Le métier d’acteur répond parfaitement à cette logique égocentrique en étant à la fois un métier terriblement paradoxal. D’un côté, on donne de sa personne pour faire naître des émotions chez le spectateur (volonté tournée vers l’autre) mais d’un autre, on fait cela pour satisfaire notre volonté de briller, d’être reconnu et applaudi (volonté tournée vers soi). Notre bonheur devient alors très vite dépendant du regard des autres. Or le regard des autres est une donnée qui, on le sait, n’est pas stable, pas homogène. Donc baser son bonheur sur une donnée aussi instable que le regard des autres est dangereux.
“On ne peut pas plaire à tout le monde”
Cette rapide démonstration permet d’expliquer pourquoi une star hollywoodienne qui possède un 2500m² à Palm Springs, une piscine chauffée, des enfants parfaitement coiffés, une femme magnifique et 4 servantes, se drogue.
Jouer un rôle et dépendre des autres en permanence pour être épanouie est une configuration idéale pour ne pas se trouver soi-même.
Kirk Douglas, toujours dans son autobiographie, explique qu’il était tellement possédé par son rôle de Van Gogh qu’il ne savait plus qui il était. Parfois, il était même persuadé que Vincent Van Gogh c’était lui. Il mit plusieurs mois, avec l’aide de sa femme, à se remettre de ce rôle. Des histoires similaires il y en a à la pelle, allait voir du côté de l’Actor Studio vous ne serez pas déçu.
Cette quête d’identité chez l’acteur est selon moi le sujet principal de l’excellent film Birdman qui au-delà d’être une prouesse technique (plans-séquences) arrive parfaitement à mettre en scène les psychoses du milieu artistique.
Mais alors peut-on être un artiste et allait bien ? Est-il possible d’être à la fois artiste et heureux ? Et si oui, comment faire ? Sur quoi baser ce bonheur ?
Evidemment qu’il est possible d’être un artiste et d’aller bien.
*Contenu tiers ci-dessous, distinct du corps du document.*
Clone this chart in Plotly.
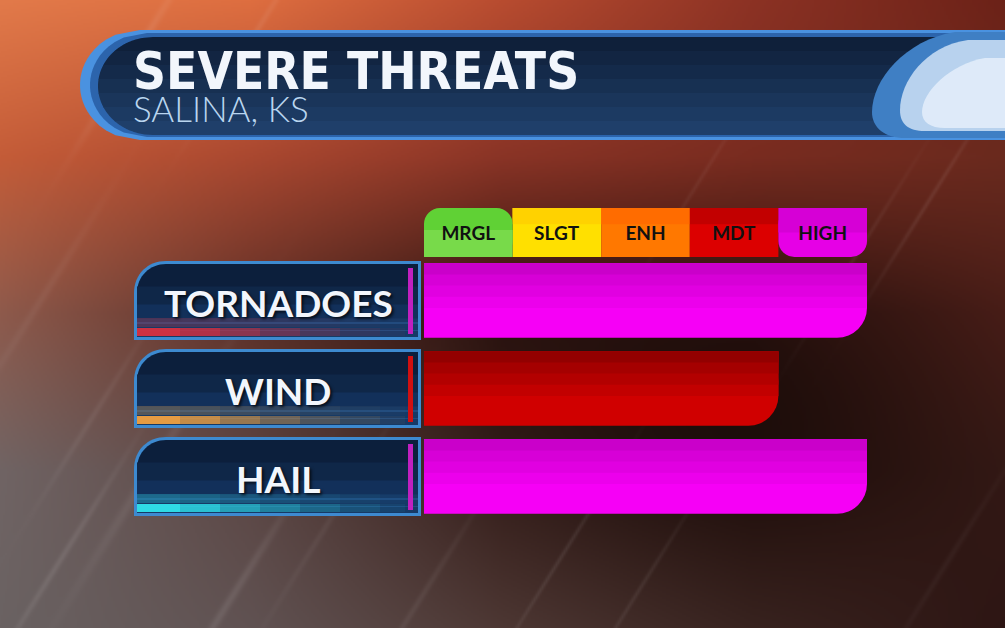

Il faut juste apprendre à se connaître, à découvrir son fonctionnement intérieur. De là, on peut faire la part des choses et tout doucement identifier ses priorités. Ce cheminement permet peu à peu de s’émanciper du jugement néfaste des autres.
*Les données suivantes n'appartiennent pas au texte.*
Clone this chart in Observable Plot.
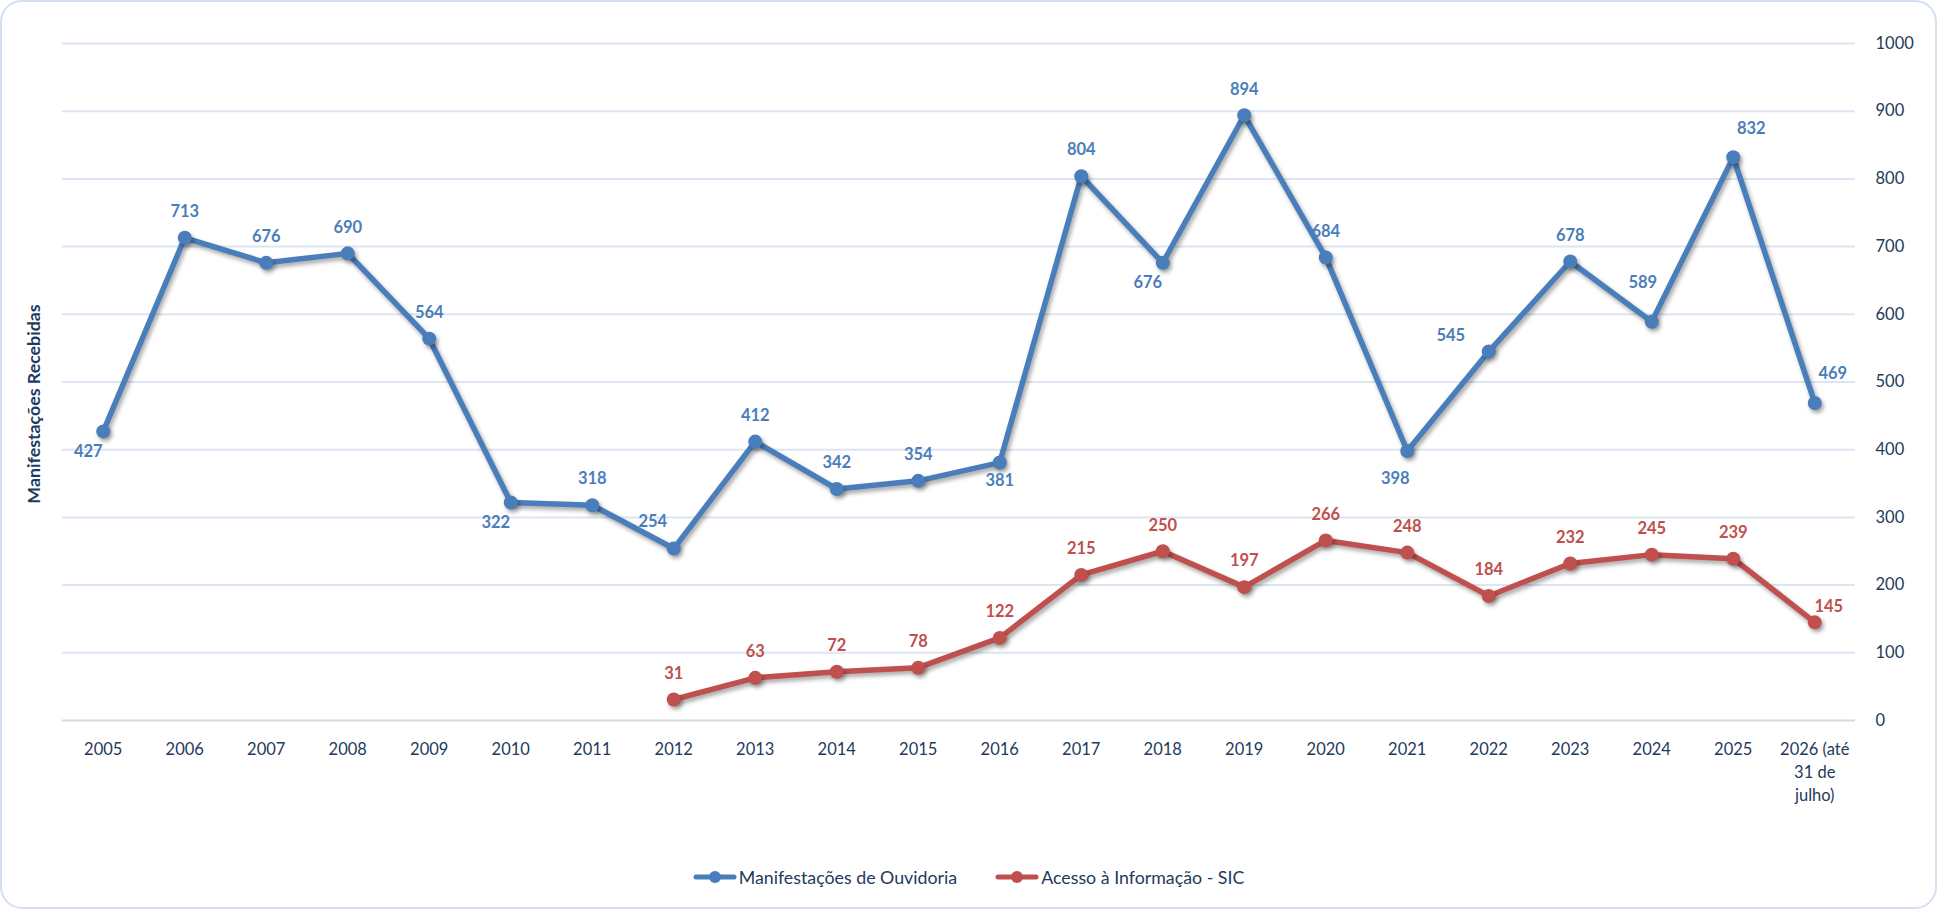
<!DOCTYPE html>
<html><head><meta charset="utf-8">
<script src="https://cdn.jsdelivr.net/npm/d3@7"></script>
<script src="https://cdn.jsdelivr.net/npm/@observablehq/plot@0.6"></script>
<style>
body{margin:0;background:#fff;font-family:Lato,"Open Sans",sans-serif;}
#frame{position:absolute;left:0;top:0;width:1937px;height:909px;box-sizing:border-box;border:2px solid #d5e0ee;border-radius:22px;}
#chart{position:absolute;left:0;top:0;}
#ytitle{position:absolute;left:33px;top:404px;transform:translate(-50%,-50%) rotate(-90deg);font-weight:700;font-size:17.8px;color:#1f3a5f;white-space:nowrap;}
#legend{position:absolute;top:877px;left:0;width:1937px;display:flex;justify-content:center;gap:38px;transform:translateY(-50%);font-size:17.8px;color:#243a5c;}
.item{display:flex;align-items:center;gap:2px;}
</style></head><body>
<div id="frame"></div>
<div id="chart"></div>
<div id="ytitle">Manifestações Recebidas</div>
<div id="legend"></div>
<script>
const years = ["2005","2006","2007","2008","2009","2010","2011","2012","2013","2014","2015","2016","2017","2018","2019","2020","2021","2022","2023","2024","2025","2026"];
const tickLabels = ["2005","2006","2007","2008","2009","2010","2011","2012","2013","2014","2015","2016","2017","2018","2019","2020","2021","2022","2023","2024","2025","2026 (até\n31 de\njulho)"];
const ouvidoria = [427,713,676,690,564,322,318,254,412,342,354,381,804,676,894,684,398,545,678,589,832,469];
const sic = [null,null,null,null,null,null,null,31,63,72,78,122,215,250,197,266,248,184,232,245,239,145];
const ouvidoriaLabelPos = ["bl","t","t","t","t","bl","t","tl","t","t","t","b","t","bl","t","t","bb","l","t","tt","tr","tr"];
const sicLabelPos = [null,null,null,null,null,null,null,"t","t","t","t","t","t","t","t","t","t","t","t","t","t","r"];
const yTicks = [0,100,200,300,400,500,600,700,800,900,1000];
const seriesNames = ["Manifestações de Ouvidoria","Acesso à Informação - SIC"];
const colors = ["#4a7ebb","#c0504d"];
const textColor = "#243a5c";

const offsets = {t:[0,-26], b:[0,18], bl:[-15,20], bb:[-12,28], tl:[-21,-27], tt:[-9,-39], l:[-38,-16], tr:[18,-29], r:[14,-16]};

const rows = [];
years.forEach((yr,i) => {
  rows.push({year: yr, value: ouvidoria[i], series: 0, pos: ouvidoriaLabelPos[i]});
  if (sic[i] != null) rows.push({year: yr, value: sic[i], series: 1, pos: sicLabelPos[i]});
});

const labelMarks = [];
for (const s of [0,1]) {
  for (const code of Object.keys(offsets)) {
    const sub = rows.filter(d => d.series === s && d.pos === code);
    if (!sub.length) continue;
    labelMarks.push(Plot.text(sub, {x:"year", y:"value", text: d => String(d.value), dx: offsets[code][0], dy: offsets[code][1], fill: colors[s], fontWeight: 700, fontSize: 16.5, lineAnchor: "middle"}));
  }
}

const chart = Plot.plot({
  width: 1937, height: 840,
  marginLeft: 62, marginRight: 82, marginTop: 43, marginBottom: 120,
  style: {fontFamily: "Lato, 'Open Sans', sans-serif", fontSize: "16.5px", color: textColor, background: "transparent", overflow: "visible"},
  x: {type: "point", domain: years, padding: 0.5, round: false, label: null},
  y: {domain: [0,1000], label: null},
  marks: [
    Plot.ruleY(yTicks.filter(v => v > 0), {stroke: "#dce6f2", strokeWidth: 2}),
    Plot.ruleY([0], {stroke: "#d9d9d9", strokeWidth: 2}),
    Plot.axisX({tickSize: 0, tickPadding: 18, lineHeight: 1.4, tickFormat: (d) => tickLabels[years.indexOf(d)], fill: textColor, label: null}),
    Plot.axisY({anchor: "right", ticks: yTicks, tickSize: 0, tickPadding: 20, tickFormat: d => String(d), fill: textColor, label: null}),
    ...[0,1].map(s => Plot.line(rows.filter(d => d.series === s), {x:"year", y:"value", stroke: colors[s], strokeWidth: 5.5, strokeLinejoin: "round", strokeLinecap: "round"})),
    ...[0,1].map(s => Plot.dot(rows.filter(d => d.series === s), {x:"year", y:"value", r: 7, fill: colors[s]})),
    ...labelMarks
  ]
});
d3.select(chart).selectAll("g[aria-label=line], g[aria-label=dot]").style("filter", "drop-shadow(2px 3px 2px rgba(0,0,0,0.35))");
document.getElementById("chart").appendChild(chart);

const legend = document.getElementById("legend");
seriesNames.forEach((name, s) => {
  const item = document.createElement("div");
  item.className = "item";
  item.innerHTML = `<svg width="44" height="16"><line x1="3" y1="8" x2="41" y2="8" stroke="${colors[s]}" stroke-width="5" stroke-linecap="round"/><circle cx="22" cy="8" r="6" fill="${colors[s]}"/></svg><span>${name}</span>`;
  legend.appendChild(item);
});
</script>
</body></html>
Si autant d’artistes vont mal c’est parce que, je pense, que ce sont des gens qui avaient à l’intérieur d’eux-même des gros manques à combler (d’où leur besoin de créer, de s’exprimer) qu’il ne connaissait pas véritablement. Cela crée un déséquilibre émotionnel qui après pousse dans le terrible triptyque : drogue, sexe, alcool qui parfois peut devenir un quadriptyque avec la mort.
Alors comment éviter cela ?
Socrate avait déjà la réponse : “Connais toi toi-même”
Apprendre à connaître son esprit, son fort intérieur permet de ne plus être autant affecté par le regard des autres. Une fois libéré, on peut enfin baser son bonheur sur une volonté profonde et émancipée de tout jugement.
Alors oui, toutes nos actions ont une motivation plus ou moins égocentrique mais là n’est pas le sujet. L’important c’est ce vers quoi cet égocentrisme est tourné. De plus, j’ai foie en la nature humaine et je pense qu’à certains moments de la vie l’égocentrisme s’efface pour laisser la place à des moments de grâce.
Birdman est un film magnifique qui met en images le pouvoir néfaste de l’ego sur une carrière, une vie de famille, en somme sur son bonheur.